Zakk Wylde recalled how one of his standard musical gags turned into a Grammy-winning song after Ozzy Osbourne overheard the guitarist playing it.

The incident took place while Osbourne and his band were working on their 1991 album, No More Tears. Wylde started his sonic comedy during a rehearsal session — and the result was “I Don’t Want to Change the World,” a live version of which won Best Metal Performance at the Grammy Awards in 1994.

“I'm sitting there just jamming, noodling on this riff,” Wylde told 95.5 KLOS’ Matt Pinfield in a recent interview about Black Label Society's new album Doom Crew Inc. “I would stop the riff and then go, ‘I live at home with my parents; I don't have a job; and I've got gonorrhea' — [about] how you're never gonna get a date with a girl. And then I would do the riff again and [then stop and go], ‘I’ve got syphilis; I've got three girlfriends, but once again, I don't have any money.’

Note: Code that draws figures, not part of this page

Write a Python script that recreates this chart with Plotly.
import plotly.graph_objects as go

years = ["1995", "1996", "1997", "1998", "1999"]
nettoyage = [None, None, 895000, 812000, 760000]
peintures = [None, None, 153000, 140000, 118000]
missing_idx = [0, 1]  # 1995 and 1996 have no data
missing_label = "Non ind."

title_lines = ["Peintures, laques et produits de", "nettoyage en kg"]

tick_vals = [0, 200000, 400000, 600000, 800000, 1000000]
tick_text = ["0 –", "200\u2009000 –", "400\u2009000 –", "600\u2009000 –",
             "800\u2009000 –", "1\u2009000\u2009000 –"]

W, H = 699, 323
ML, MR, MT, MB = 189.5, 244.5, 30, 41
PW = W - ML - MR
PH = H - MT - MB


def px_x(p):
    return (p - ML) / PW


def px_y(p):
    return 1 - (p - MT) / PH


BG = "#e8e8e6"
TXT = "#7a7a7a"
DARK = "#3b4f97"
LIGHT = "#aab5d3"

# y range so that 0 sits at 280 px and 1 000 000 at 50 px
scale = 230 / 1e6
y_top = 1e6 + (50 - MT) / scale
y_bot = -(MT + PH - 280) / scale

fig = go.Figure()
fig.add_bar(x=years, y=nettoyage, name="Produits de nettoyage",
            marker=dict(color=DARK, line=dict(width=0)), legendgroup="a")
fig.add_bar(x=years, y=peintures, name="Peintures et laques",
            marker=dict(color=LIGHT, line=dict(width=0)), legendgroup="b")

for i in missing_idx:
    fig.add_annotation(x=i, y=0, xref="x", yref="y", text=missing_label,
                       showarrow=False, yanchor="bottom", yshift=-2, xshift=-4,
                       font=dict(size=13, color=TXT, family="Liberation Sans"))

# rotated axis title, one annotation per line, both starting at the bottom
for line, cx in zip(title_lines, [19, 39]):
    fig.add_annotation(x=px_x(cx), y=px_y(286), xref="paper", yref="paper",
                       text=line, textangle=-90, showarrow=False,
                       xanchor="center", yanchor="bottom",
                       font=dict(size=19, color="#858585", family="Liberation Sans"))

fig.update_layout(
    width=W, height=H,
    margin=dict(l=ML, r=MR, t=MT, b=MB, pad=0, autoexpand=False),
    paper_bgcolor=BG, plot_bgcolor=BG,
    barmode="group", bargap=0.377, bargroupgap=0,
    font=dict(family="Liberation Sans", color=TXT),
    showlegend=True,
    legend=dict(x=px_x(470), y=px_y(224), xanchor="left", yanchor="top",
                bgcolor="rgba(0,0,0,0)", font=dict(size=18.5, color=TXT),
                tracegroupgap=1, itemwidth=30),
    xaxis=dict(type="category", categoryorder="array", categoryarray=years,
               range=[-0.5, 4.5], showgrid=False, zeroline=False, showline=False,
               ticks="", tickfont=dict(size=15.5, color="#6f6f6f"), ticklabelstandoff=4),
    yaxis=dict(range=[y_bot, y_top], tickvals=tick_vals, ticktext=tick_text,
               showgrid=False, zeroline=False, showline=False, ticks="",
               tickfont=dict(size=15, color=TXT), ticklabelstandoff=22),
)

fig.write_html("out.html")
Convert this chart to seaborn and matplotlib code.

"And then Ozzy walks in the room and goes, 'What was that?' And I go, 'What are you talking about?' And he goes, 'That riff you were playing!' And I go, 'It's a joke, Ozz.' And he goes, 'Remember that riff; we're gonna use that riff.' And then the next thing you know, the song wins a Grammy.” He added: “The secret to all this: Make sure, when you go to Vegas, bring Ozzy with you!”

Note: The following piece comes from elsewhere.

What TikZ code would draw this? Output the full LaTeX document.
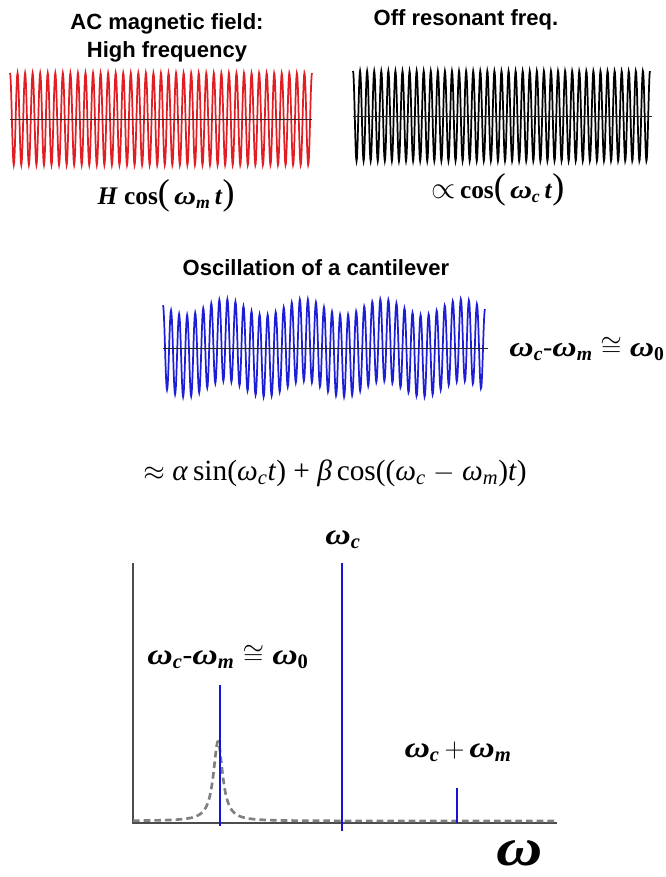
\documentclass[tikz,border=0pt]{standalone}
\usepackage{graphicx}
\usepackage{fontspec}
\setmainfont{Liberation Serif}
\setsansfont{Liberation Sans}
\definecolor{redwave}{RGB}{225,30,35}
\definecolor{bluewave}{RGB}{30,30,215}
\definecolor{specblue}{RGB}{20,20,210}
\newcommand{\om}{\scalebox{1.2}[1]{\textbf{\textit{ω}}}}
\newcommand{\bw}[1]{\om\textsubscript{\textbf{\textit{#1}}}}
\newcommand{\bwz}{\om\textsubscript{\textbf{0}}}
\newcommand{\bigpar}[1]{{\fontsize{27}{27}\selectfont #1}}

\begin{document}
\begin{tikzpicture}[x=0.75pt,y=-0.75pt,
    title/.style={font=\sffamily\bfseries\fontsize{16.5}{21}\selectfont, align=center, inner sep=0pt},
    eqn/.style={font=\fontsize{21}{24}\selectfont, inner sep=0pt},
    wave/.style={line width=1.3pt},
    zeroline/.style={line width=0.6pt, draw=black!85},
    axisline/.style={line width=0.9pt, draw=black!70},
    peak/.style={line width=1.8pt, draw=specblue}]
  \useasboundingbox (0,0) rectangle (666,877);

  % applied field and cantilever drive
  \node[title] (fieldtitle) at (167,38) {AC magnetic field:\\High frequency};
  \draw[wave, draw=redwave] plot[domain=0:40, samples=801] ({10+302*\x/40}, {119-46*cos(360*\x)});
  \draw[zeroline] (10,119) -- (312,119);
  \node[eqn, font=\fontsize{19}{22}\selectfont] (fieldeq) at (166,196) {\textbf{\textit{H}} \textbf{cos}\bigpar{(}\,\bw{m}\,\textbf{\textit{t}}\bigpar{)}};

  \node[title] (offtitle) at (466,20) {Off resonant freq.};
  \draw[wave, draw=black] plot[domain=0:42, samples=841] ({353+297*\x/42}, {116-45*cos(360*\x)});
  \draw[zeroline] (353,116) -- (652,116);
  \node[eqn, font=\fontsize{19}{22}\selectfont] (offeq) at (498,190) {\scalebox{1.35}{$\propto$}\,\textbf{cos}\bigpar{(}\,\bw{c}\,\textbf{\textit{t}}\bigpar{)}};

  % response
  \node[title] (cantititle) at (316,268) {Oscillation of a cantilever};
  \draw[wave, draw=bluewave] plot[domain=0:40, samples=801]
    ({163+322*\x/40}, {348-41*cos(360*\x)-8*cos(360*(0.1019*\x-0.7848))});
  \draw[zeroline] (163,348) -- (488,348);
  \node[eqn] (beatlabel) at (587,349) {\bw{c}-\bw{m}\;$\cong$\;\bwz};

  \node[eqn, font=\fontsize{22}{26}\selectfont] (sumeq) at (335,473)
    {$\approx$ \textit{α}\,sin(\textit{ω}\textsubscript{\textit{c}}\textit{t}) + \textit{β}\,cos((\textit{ω}\textsubscript{\textit{c}} $-$ \textit{ω}\textsubscript{\textit{m}})\textit{t})};

  % spectrum
  \coordinate (origin) at (133,823);
  \draw[axisline] (133,563) -- (origin) -- (557,823);
  \draw[line width=2pt, draw=black!50, dash pattern=on 5pt off 3pt]
    plot[domain=133:555, samples=421] (\x, {821-80/(1+((\x-218)/5.5)^2)});
  \draw[peak] (220,685) -- (220,826);
  \draw[peak] (342,563) -- (342,831);
  \draw[peak] (457,788) -- (457,823);
  \node[eqn, font=\fontsize{22}{24}\selectfont] (wclabel) at (343,540) {\bw{c}};
  \node[eqn, font=\fontsize{22}{24}\selectfont] (lowlabel) at (228,657) {\bw{c}-\bw{m}\;$\cong$\;\bwz};
  \node[eqn, font=\fontsize{22}{24}\selectfont] (highlabel) at (458,752) {\bw{c}\,$+$\,\bw{m}};
  \node[eqn, font=\fontsize{40}{40}\selectfont] (omegaaxis) at (520,853) {\om};
\end{tikzpicture}
\end{document}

Wylde said that, during their time together, Osbourne almost always retained the first thing he sang when a song was being written. “Very rarely did he ever go back and go, 'I don't like what I'm singing. Let me come up with something better,’” the guitarist reported. “Very rarely; because usually he'd always just knock it out of the park. The first thing that would inspire him to sing over something, he would just kill it.”